Lot 38
  • 38

Max Beckmann

Estimate
800,000 - 1,200,000 USD
bidding is closed

Description

  • Max Beckmann
  • Alter Swimmingpool (Frühlingslandschaft) (Old Swimming Pool (Spring Landscape))
  • Signed Beckmann and dated St. L. 48 (lower left)
  • Oil on canvas
  • 31 by 36 in.
  • 78.7 by 91.5 cm

Provenance

Buchholz Gallery (Curt Valentin), New York (acquired from the artist on June 2, 1948)

Galerie Wilhelm Grosshennig, Düsseldorf (acquired from the above on May 6, 1955)

Private Collection, Germany (acquired circa 1955-56)

Private Collection, Switzerland

Wolfgang Wittrock Kunsthandel, Düsseldorf (acquired from the above)

Acquired from the above on October 28, 1993

Exhibited

New York, Buchholz Gallery (Curt Valentin), Max Beckmann, Recent Work, 1949, no. 11, illustrated in the catalogue (titled Spring Landscape)

Beverly Hills, Frank Perls, Max Beckmann, 1950

Chicago, 1020 Art Center, Max Beckmann, 1955, no. 3 (titled Spring Landscape)

Wuppertal, Städtisches Museum, Max Beckmann, 1884-1950, 1956, no. 73, illustrated in the catalogue

Basel, Kunstmuseum, Max Beckmann - The Landscapes, 2011-12, no. 69, illustrated in color in the catalogue

Literature

The artist's handlist, St.
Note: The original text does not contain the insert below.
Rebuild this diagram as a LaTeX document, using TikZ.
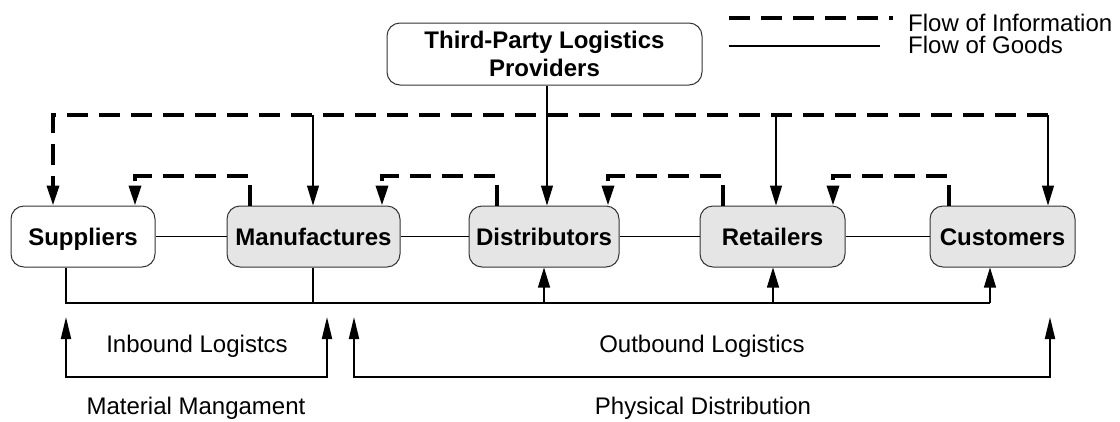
\documentclass[tikz,border=0pt]{standalone}
\usepackage{fontspec}
\setmainfont{Liberation Sans}
\usetikzlibrary{arrows.meta,calc}
\begin{document}
\begin{tikzpicture}[x=1pt,y=-1pt,
  box/.style={draw=black!80, line width=1pt, rounded corners=13pt, inner sep=0pt,
    font=\fontsize{24}{28}\selectfont\bfseries, text height=17pt, text depth=0pt,
    minimum height=61pt},
  graybox/.style={box, fill=black!10},
  info/.style={line width=3.4pt, dash pattern=on 21pt off 11pt},
  goods/.style={line width=1.3pt},
  tip/.style={-{Triangle[length=20pt,width=12pt]}},
  brk/.style={line width=2pt, {Triangle[length=22pt,width=10pt]}-{Triangle[length=22pt,width=10pt]}},
  lbl/.style={font=\fontsize{24}{28}\selectfont, inner sep=0pt, anchor=base},
]
\useasboundingbox (0,0) rectangle (1120,421);

% boxes
\node[box, fill=white, minimum width=144pt] (sup) at (83,236.5) {Suppliers};
\node[graybox, minimum width=173pt] (man) at (313.5,236.5) {Manufactures};
\node[graybox, minimum width=150pt] (dis) at (544,236.5) {Distributors};
\node[graybox, minimum width=145pt] (ret) at (772.5,236.5) {Retailers};
\node[graybox, minimum width=145pt] (cus) at (1002.5,236.5) {Customers};
\node[draw=black!80, line width=1pt, rounded corners=13pt, fill=white, inner sep=0pt,
  minimum width=315pt, minimum height=62pt, align=center,
  font=\fontsize{24}{28}\selectfont\bfseries] (tpl) at (544.5,54)
  {Third-Party Logistics\\Providers};

% goods flow between boxes
\draw[goods] (sup) -- (man);
\draw[goods] (man) -- (dis);
\draw[goods] (dis) -- (ret);
\draw[goods] (ret) -- (cus);

% top information line
\coordinate (topL) at (53,115);
\coordinate (topR) at (1048,115);
\draw[info] (topR) -- (topL) -- ($(topL |- sup.north)+(0,-14)$);
\draw[tip, line width=3.4pt] ($(topL |- sup.north)+(0,-16)$) -- (topL |- sup.north);
\draw[goods, tip] (313,115) -- (313,0 |- man.north);
\draw[goods, tip] (776,115) -- (776,0 |- ret.north);
\draw[goods, tip] (topR) -- (topR |- cus.north);
\draw[goods, tip] (tpl.south -| 547,0) -- (547,0 |- dis.north);

% short information loops
\draw[info, tip] (250,0 |- man.north) -- (250,176) -- (135,176) -- (135,0 |- sup.north);
\draw[info, tip] (497,0 |- dis.north) -- (497,176) -- (382,176) -- (382,0 |- man.north);
\draw[info, tip] (723,0 |- ret.north) -- (723,176) -- (608,176) -- (608,0 |- dis.north);
\draw[info, tip] (949,0 |- cus.north) -- (949,176) -- (833,176) -- (833,0 |- ret.north);

% bottom goods line
\coordinate (bl) at (66,303);
\coordinate (br) at (990,303);
\draw[goods] (bl |- sup.south) -- (bl) -- (br);
\draw[goods] (313,0 |- man.south) -- (313,0 |- bl);
\draw[goods, tip] (br) -- (br |- cus.south);
\draw[goods, tip] (544,0 |- bl) -- (544,0 |- dis.south);
\draw[goods, tip] (773,0 |- bl) -- (773,0 |- ret.south);

% brackets
\draw[brk] (66,317) -- (66,377) -- (327,377) -- (327,317);
\draw[brk] (354,317) -- (354,377) -- (1050,377) -- (1050,317);
\node[lbl] (inb) at (197,352) {Inbound Logistcs};
\node[lbl] (outb) at (702,352) {Outbound Logistics};
\node[lbl] (mat) at (196,414) {Material Mangament};
\node[lbl] (phy) at (703,414) {Physical Distribution};

% legend
\draw[info] (729,18) -- (893,18);
\draw[goods] (729,46) -- (880,46);
\node[lbl, anchor=base west] (li) at (908,31) {Flow of Information};
\node[lbl, anchor=base west] (lg) at (908,53) {Flow of Goods};
\end{tikzpicture}
\end{document}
Louis, 1948, no. 20

Benno Reifenberg & Wilhelm Hausenstein, Max Beckmann, Munich, 1949, no. 649

Emily Genauer, "Beckmann's harnessed power" in The Art Digest, vol. 24, 1949, no. 3, p. 13

D.S., "Reviews and Previews: Max Beckmann" in Art News, vol. 47, 1949, no. 7, p. 52

Gerhard Händler, Deutsche Maler der Gegenwart, Berlin, 1956, illustrated fig. 38

Lothar-Gunther Buchheim, Max Beckmann, Karlsruhe, 1959, no. 83, illustrated p. 185 (titled Altes Schwimmbecken)
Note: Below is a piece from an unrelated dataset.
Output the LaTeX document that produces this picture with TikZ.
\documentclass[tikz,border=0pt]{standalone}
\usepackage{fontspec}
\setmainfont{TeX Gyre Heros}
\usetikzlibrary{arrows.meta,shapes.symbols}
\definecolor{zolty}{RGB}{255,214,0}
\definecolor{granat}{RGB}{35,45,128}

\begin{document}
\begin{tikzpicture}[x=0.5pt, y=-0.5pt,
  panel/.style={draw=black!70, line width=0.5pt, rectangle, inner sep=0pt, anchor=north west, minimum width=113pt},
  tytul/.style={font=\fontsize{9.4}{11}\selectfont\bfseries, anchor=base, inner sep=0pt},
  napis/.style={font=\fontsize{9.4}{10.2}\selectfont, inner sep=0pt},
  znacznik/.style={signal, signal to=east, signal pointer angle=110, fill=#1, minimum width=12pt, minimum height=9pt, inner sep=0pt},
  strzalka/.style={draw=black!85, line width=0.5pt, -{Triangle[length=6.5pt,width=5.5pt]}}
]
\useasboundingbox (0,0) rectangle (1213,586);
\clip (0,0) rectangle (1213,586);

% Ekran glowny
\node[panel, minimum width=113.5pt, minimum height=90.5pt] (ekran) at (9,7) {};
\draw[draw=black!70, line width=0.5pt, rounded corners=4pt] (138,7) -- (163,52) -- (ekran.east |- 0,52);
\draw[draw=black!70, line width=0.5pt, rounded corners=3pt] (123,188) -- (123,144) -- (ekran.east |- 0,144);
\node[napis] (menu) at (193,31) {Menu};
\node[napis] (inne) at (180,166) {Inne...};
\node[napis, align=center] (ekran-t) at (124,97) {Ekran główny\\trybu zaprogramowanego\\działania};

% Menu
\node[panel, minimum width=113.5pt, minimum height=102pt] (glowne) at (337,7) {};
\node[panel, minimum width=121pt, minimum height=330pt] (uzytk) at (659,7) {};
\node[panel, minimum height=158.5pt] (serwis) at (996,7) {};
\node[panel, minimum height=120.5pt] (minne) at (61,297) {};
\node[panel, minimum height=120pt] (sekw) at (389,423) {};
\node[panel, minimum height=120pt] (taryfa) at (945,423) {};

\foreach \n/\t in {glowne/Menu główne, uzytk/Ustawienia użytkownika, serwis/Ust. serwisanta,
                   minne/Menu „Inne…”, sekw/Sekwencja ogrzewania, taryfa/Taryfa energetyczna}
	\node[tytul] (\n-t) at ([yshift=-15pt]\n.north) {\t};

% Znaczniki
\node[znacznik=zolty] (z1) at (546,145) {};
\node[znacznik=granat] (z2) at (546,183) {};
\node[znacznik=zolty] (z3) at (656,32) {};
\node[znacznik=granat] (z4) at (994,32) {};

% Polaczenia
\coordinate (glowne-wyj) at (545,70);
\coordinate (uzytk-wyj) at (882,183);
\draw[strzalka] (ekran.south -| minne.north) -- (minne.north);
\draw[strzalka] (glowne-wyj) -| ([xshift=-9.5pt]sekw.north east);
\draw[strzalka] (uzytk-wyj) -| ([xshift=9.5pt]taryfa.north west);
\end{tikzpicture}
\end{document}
Erhard Göpel & Barbara Göpel, Max Beckmann, Katalog der Gemälde, Bern, 1976, vol. I, no. 774, catalogued p. 467; vol. II, no. 774, illustrated pl. 285

Catalogue Note

Painted in 1948, Alter Swimmingpool dates from Beckmann’s illustrious St. Louis period. In August 1947 Beckmann left Holland with his wife Quappi and emigrated to the United States, where he spent the remainder of his life. Unhappy with their circumstances as refugees forced to flee Germany during the war, the couple set sail for the United States on August 29, 1947 in search of a new beginning. They arrived first in New York where they stayed for several days visiting friends who had also fled Germany during the war. On September 17, 1947 they traveled to St. Louis at the invitation of Perry T. Rathbone, the director of the St. Louis Art Museum and later the director of the Museum of Fine Arts, Boston. Rathbone offered Beckmann a teaching position in the School of Fine Arts at Washington University in effort to fill a vacancy left by Philip Guston, who had taken a leave of absence. Upon his arrival, Beckmann wrote in his diary: "St. Louis. Finally a park. Finally trees, finally solid ground under my feet. A beautiful dream.''

Writing about Beckmann’s works created during his years in America, Peter Selz commented: "A man enormously attached to the physical aspects of life, Beckmann appreciated an atmosphere so much freer and more opulent than his restricted life in Amsterdam had been. He liked meeting people, going to parties, dressing up for masquerades, visiting cabarets, drinking champagne. …Perhaps he saw the physical aspects of life as a step to the metaphysical, perhaps he enjoyed them on their own account.  After all, as he mentioned very early in his career, quality in art ‘is the feeling for the peach-colored glimmer of the skin, for the gleam of a nail, for the artistic-sensuous… for the appeal of the material.’ While the style and meaning of his art had changed considerably …, the importance of the physicality of his work remained paramount" (P. Selz, "The Years in America" in Max Beckmann Retrospective (exhibition catalogue), The Saint Louis Art Museum, 1984, p. 161).